The Unknowable, as a manifestation, is periodical. The one is immutable, outside of space and time; the other is finite, because it is periodical – that is why the Parabrahmic period or the Manvantaric period is separated or divided into days of Brahma and nights of Brahma.
The days are the periods of activity, in which this periodical manifestation, or the Unknowable manifested, puts in an appearance; and the night of Brahma is a period when everything merges in this one non-entity.

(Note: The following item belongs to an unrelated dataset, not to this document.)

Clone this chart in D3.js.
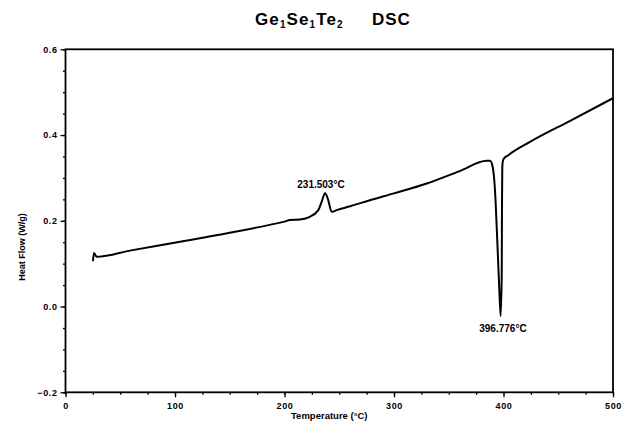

Now, when the age of Brahma has finished the hundred years – which are not our human hundred years, but which it takes about 17 or 18 figures to express, milliards and milliards, I think about 17 milliards {15 figures} – (a Maha-Kalpa or the “Great Age” – 100 years of Brahma – making a total of 311, 040, 000, 000,000 of years) – then it is a period which will take as many years as it took years of activity. Do you understand this division?
The Unknowable is always the absolute unknowable, the abstract unknowable, or what Harrison calls the negative quantity – which, for our perceptions, it may be.
Mr. Old: Then you might say that the unknown is, in reality, that which is to be known.
Mme. Blavatsky: The unknown cannot be; because the unknown has always some potentiality of the unknowable in it, whereas the unknowable cannot have such a potentiality.
Mr. Old: But I, like yourself, distinguish here between the words “unknown” and “unknowable”. I should call Herbert Spencer’s first cause “unknown”.
Mme. Blavatsky: Harrison is perfectly right. But, don’t you call it Unknowable, because that is what we call Parabrahm.
Mr. Kingsland: It is the difference between Brahma and Parabrahm.”